= Fritz Rössler =

German politician (1912–1987)

Fritz Rössler (17 January 1912 - 11 October 1987) was a low-level official in the Nazi Party who went on to become a leading figure in German neo-Nazi politics. In his later life he was more commonly known as Dr. Franz Richter.

==Nazi activity==
Rössler was born in Bad Gottleuba-Berggießhübel, Saxony. After attending university in Dresden (where he did not complete a degree), Rössler became a Nazi on 1 October 1930 (No. 319,948) and soon became a technical adviser to the Gau of Saxony where he specialized in plans for resettlement of the East. By the end of World War II, Rössler was heading up the main office of the Ministry of Public Enlightenment and Propaganda before fleeing the Eastern Front to Saarland.

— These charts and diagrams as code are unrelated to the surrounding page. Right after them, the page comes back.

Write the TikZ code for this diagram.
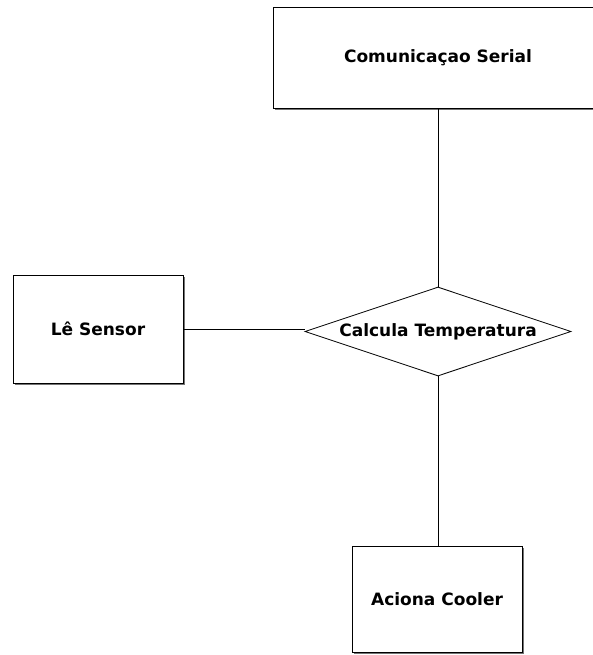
\documentclass[tikz,border=0pt]{standalone}
\usepackage{fontspec}
\setmainfont{DejaVu Sans}
\usetikzlibrary{shapes.geometric,shadows}

\tikzset{
  blockbox/.style={draw, thick, fill=white, font=\bfseries\fontsize{17}{20}\selectfont,
    drop shadow={shadow xshift=2pt, shadow yshift=-2pt, fill=black!55, opacity=1}},
  decisionbox/.style={diamond, draw, thick, fill=white, aspect=3, inner sep=0pt,
    font=\bfseries\fontsize{17}{20}\selectfont},
  wire/.style={draw, thick}
}

\begin{document}
\begin{tikzpicture}[x=1pt, y=-1pt]
\useasboundingbox (0,0) rectangle (592,655);

% Top block
\node[blockbox, minimum width=330pt, minimum height=101pt] (serial)
    at (438,57.5) {Comunicaçao Serial};

% Left block
\node[blockbox, minimum width=170pt, minimum height=108pt] (sensor)
    at (98,329) {Lê Sensor};

% Centre decision
\node[decisionbox, minimum width=266pt, minimum height=89pt] (calc)
    at (438,331.5) {Calcula Temperatura};

% Bottom block
\node[blockbox, minimum width=170pt, minimum height=106pt] (cooler)
    at (437,599) {Aciona Cooler};

% Links
\draw[wire] (serial.south -| calc.north) -- (calc.north);
\draw[wire] (sensor.east) -- (sensor.east -| calc.west);
\draw[wire] (calc.south) -- (calc.south |- cooler.north);

\end{tikzpicture}
\end{document}
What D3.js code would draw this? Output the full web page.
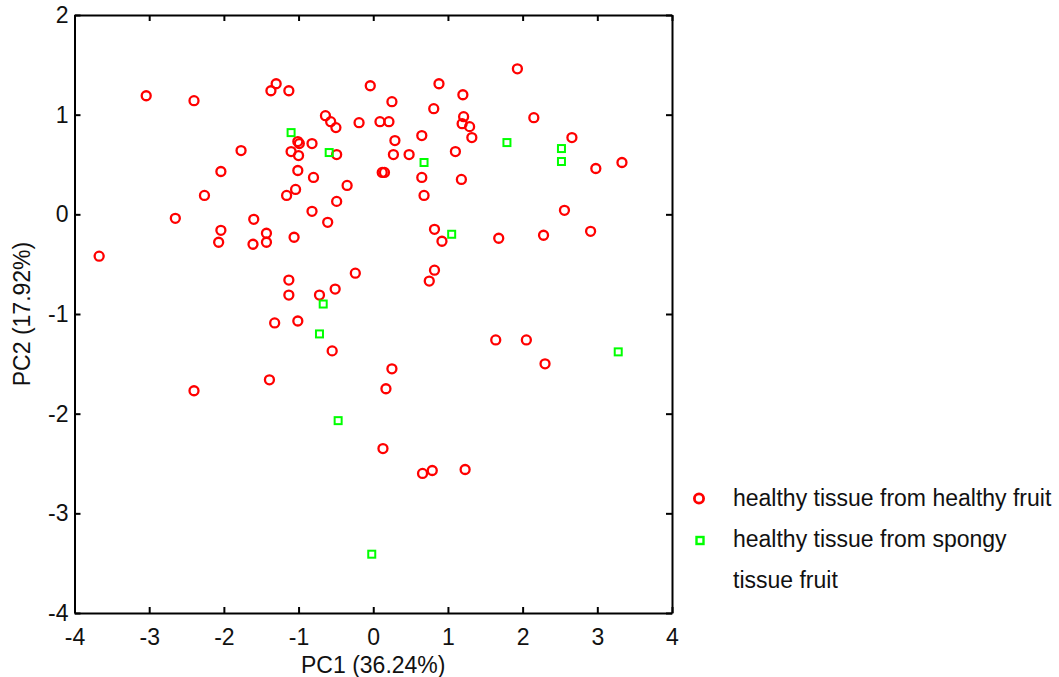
<!DOCTYPE html>
<html>
<head>
<meta charset="utf-8">
<script src="https://cdn.jsdelivr.net/npm/d3@7"></script>
<style>
  body { margin: 0; background: #fff; }
  svg { display: block; font-family: "Liberation Sans", Arial, sans-serif; }
  .axis path, .axis line { stroke: #000; stroke-width: 2; }
  .axis text { font-size: 23px; fill: #111; font-family: "Liberation Sans", Arial, sans-serif; }
</style>
</head>
<body>
<svg id="chart" width="1059" height="677"></svg>
<script>
// healthy tissue from healthy fruit
var healthyPC1 = [-3.04,-2.40,-1.30,-1.37,-1.13,-0.04,-0.64,-0.57,-0.50,-0.19,-1.01,-0.99,-0.82,-1.77,-1.10,-1.00,-0.49,-2.04,-1.01,-0.80,
  -0.35,-2.26,-1.16,-1.04,-0.49,-0.82,-2.65,-1.60,-0.61,-2.04,-2.07,-1.43,-1.43,-1.61,-1.06,-3.67,-0.24,-1.13,-1.13,-0.72,-0.51,
  0.25,0.88,1.93,0.81,1.20,0.09,0.21,1.21,1.19,1.29,1.32,2.15,0.65,0.29,2.66,0.27,0.48,1.10,0.12,0.15,0.65,1.18,2.98,3.33,0.68,
  2.56,0.82,0.92,1.68,2.28,2.91,0.82,0.75,
  -1.32,-1.01,-0.55,-1.39,-2.40,0.25,0.17,0.13,0.66,0.79,1.23,1.64,2.05,2.30];
var healthyPC2 = [1.19,1.14,1.31,1.24,1.24,1.29,0.99,0.93,0.87,0.92,0.73,0.71,0.71,0.64,0.63,0.59,0.60,0.43,0.44,0.37,
  0.29,0.19,0.19,0.25,0.13,0.03,-0.04,-0.05,-0.08,-0.16,-0.28,-0.19,-0.28,-0.30,-0.23,-0.42,-0.59,-0.66,-0.81,-0.81,-0.75,
  1.13,1.31,1.46,1.06,1.20,0.93,0.93,0.98,0.91,0.88,0.77,0.97,0.79,0.74,0.77,0.60,0.60,0.63,0.42,0.42,0.37,0.35,0.46,0.52,0.19,
  0.04,-0.15,-0.27,-0.24,-0.21,-0.17,-0.56,-0.67,
  -1.09,-1.07,-1.37,-1.66,-1.77,-1.55,-1.75,-2.35,-2.60,-2.57,-2.56,-1.26,-1.26,-1.50];

// healthy tissue from spongy tissue fruit
var spongyPC1 = [-1.10,-0.59,-0.67,1.79,2.52,2.52,0.68,1.05,-0.72,-0.47,-0.02,3.28];
var spongyPC2 = [0.82,0.62,-0.90,0.72,0.66,0.53,0.52,-0.20,-1.20,-2.07,-3.41,-1.38];

var xTicks = [-4,-3,-2,-1,0,1,2,3,4];
var yTicks = [2,1,0,-1,-2,-3,-4];
var legendLabels = [["healthy tissue from healthy fruit"], ["healthy tissue from spongy", "tissue fruit"]];

var plotLeft = 74.5, plotRight = 672, plotTop = 15, plotBottom = 613;
var svg = d3.select('#chart');

var x = d3.scaleLinear().domain([-4, 4]).range([plotLeft, plotRight]);
var y = d3.scaleLinear().domain([-4, 2]).range([plotBottom, plotTop]);

// box with inward ticks on all sides
svg.append('g').attr('class','axis').attr('transform','translate(0,' + plotBottom + ')')
    .call(d3.axisBottom(x).tickValues(xTicks).tickSizeInner(-6).tickSizeOuter(0).tickPadding(16).tickFormat(d3.format('d')));
svg.append('g').attr('class','axis').attr('transform','translate(0,' + plotTop + ')')
    .call(d3.axisTop(x).tickValues(xTicks).tickSizeInner(-6).tickSizeOuter(0).tickFormat(''));
svg.append('g').attr('class','axis').attr('transform','translate(' + plotLeft + ',0)')
    .call(d3.axisLeft(y).tickValues(yTicks).tickSizeInner(-6).tickSizeOuter(0).tickPadding(6).tickFormat(d3.format('d')));
svg.append('g').attr('class','axis').attr('transform','translate(' + plotRight + ',0)')
    .call(d3.axisRight(y).tickValues(yTicks).tickSizeInner(-6).tickSizeOuter(0).tickFormat(''));
svg.selectAll('.axis text').text(function(){ return this.textContent.replace('−','-'); });

// axis titles
svg.append('text')
    .attr('x', (plotLeft + plotRight) / 2).attr('y', 673)
    .attr('text-anchor','middle').style('font-size','23px').attr('fill','#111')
    .text('PC1 (36.24%)');
svg.append('text')
    .attr('transform','translate(30,' + ((plotTop + plotBottom) / 2) + ') rotate(-90)')
    .attr('text-anchor','middle').style('font-size','23px').attr('fill','#111')
    .text('PC2 (17.92%)');

// points
var healthy = healthyPC1.map(function(d, i){ return [d, healthyPC2[i]]; });
var spongy = spongyPC1.map(function(d, i){ return [d, spongyPC2[i]]; });

svg.append('g').selectAll('circle')
    .data(healthy)
    .enter()
    .append('circle')
        .attr('cx', function(d){ return x(d[0]); })
        .attr('cy', function(d){ return y(d[1]); })
        .attr('r', 4.5)
        .attr('fill','none').attr('stroke','#ff0000').attr('stroke-width',2.3);

var sq = 7;
svg.append('g').selectAll('rect')
    .data(spongy)
    .enter()
    .append('rect')
        .attr('x', function(d){ return x(d[0]) - sq / 2; })
        .attr('y', function(d){ return y(d[1]) - sq / 2; })
        .attr('width', sq).attr('height', sq)
        .attr('fill','none').attr('stroke','#00ff00').attr('stroke-width',2);

// legend
var legend = svg.append('g');
legend.append('circle').attr('cx',699).attr('cy',498.5).attr('r',4.6)
    .attr('fill','none').attr('stroke','#ff0000').attr('stroke-width',2.8);
legend.append('rect').attr('x',700 - sq / 2).attr('y',540.5 - sq / 2).attr('width',sq).attr('height',sq)
    .attr('fill','none').attr('stroke','#00ff00').attr('stroke-width',2.4);
var lines = [[legendLabels[0][0], 506], [legendLabels[1][0], 547], [legendLabels[1][1], 588]];
legend.selectAll('text')
    .data(lines)
    .enter()
    .append('text')
        .attr('x', 733).attr('y', function(d){ return d[1]; })
        .style('font-size','23px').attr('fill','#111')
        .text(function(d){ return d[0]; });
</script>
</body>
</html>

On 30 May 1936, he married Ruth Rößler, née von Schönberg-Pötting at the Gottleuba registry office.

==Dr. Franz Richter==
As the war came to an end, Rössler was initially considered missing. In 1946, he resurfaced near Hanover and claimed to be Dr. Franz Richter, a Sudeten German teacher. He soon entered the Lower Saxon school service, becoming an elementary school teacher in Idensen (since 1974 part of the city of Wunstorf) on 2 April 1946, and in Luthe (also part of Wunstorf since 1974) on 5 October 1946. Wanting to remarry his wife, on 21 October 1946, he claimed under oath at the registry office in the small town of Luthe (since 1974 part of the city of Wunstorf) to have witnessed the death of Hauptmann Dr. jur. Fritz Rößler. He claimed to be Dr. Franz Richter, born 6 June 1911 in Smyrna (İzmir) in Ottoman Empire, studied philology in Prague, served as a student councilor (Studienrat), soldier from 1940–1945, not a former member of NSDAP, single, wanted to marry Rössler's widow and adopt the children. He made up the story, as it would have been impossible to verify, knowing that the records office in İzmir had burned down during the September 1922 fire, and most of the files of the German administration in the Sudetenland had also been destroyed shortly before the end of the Second World War. The ruse was accepted, and Rössler was able to remarry his wife on 7 November 1946 under his new name, while their children kept his old name.

On 20 May 1949, he was fired from his position in 1949 for teaching the Stab-in-the-back legend, and soon joined the Deutsche Rechtspartei and its successor the Deutsche Reichspartei, with the support of Sudetendeutsche Landsmannschaft. On 28 August 1949, he prevailed against Adolf von Thadden as the new DKP-DRP state chairman in Lower Saxony and also became a member of the federal executive committee. As early as 1949, he campaigned for a general amnesty for all Nazi crimes. Bearing a passing resemblance to Adolf Hitler due to his toothbrush moustache and habit of wearing Jodhpurs and jackboots, he was elected to the Bundestag in the 1949 election, but was expelled from the party the following year due to his radical Nazi ideals and his habit of attending parliament drunk.

Along with a number of other expellees from the DRP, he was a founder member of the Socialist Reich Party, which called for a restoration of Germany's historic borders and "National-Socialist fundamental principles". Continuing to sit in the Bundestag, he made a notoriously anti-Semitic speech on 15 November 1951 and was arrested soon afterwards for forging documents. In the course of investigations it was uncovered that Dr. Franz Richter was in fact Fritz Rössler, and he was sentenced to 18 months in prison for the forgery, on top of a three-month sentence for insulting Lower Saxon ministers and breaching electoral regulations.

As Richter he also built up a close relationship with the British Union Movement, distributing Mosleyite literature across Germany, whilst also establishing the All German Representations "pen club" to arrange contacts between British activists and German followers of Europe a Nation.

==Later years==
Involved with the European Social Movement, Rössler was expelled from the SRP before it was banned, and after his release from prison he moved to Cairo, where a number of neo-Nazis operatives were based, and adopted the name Achmed Rössler. He returned to Germany in 1966 and became a businessman in Essen. He died at age 75 in Radstadt, Austria.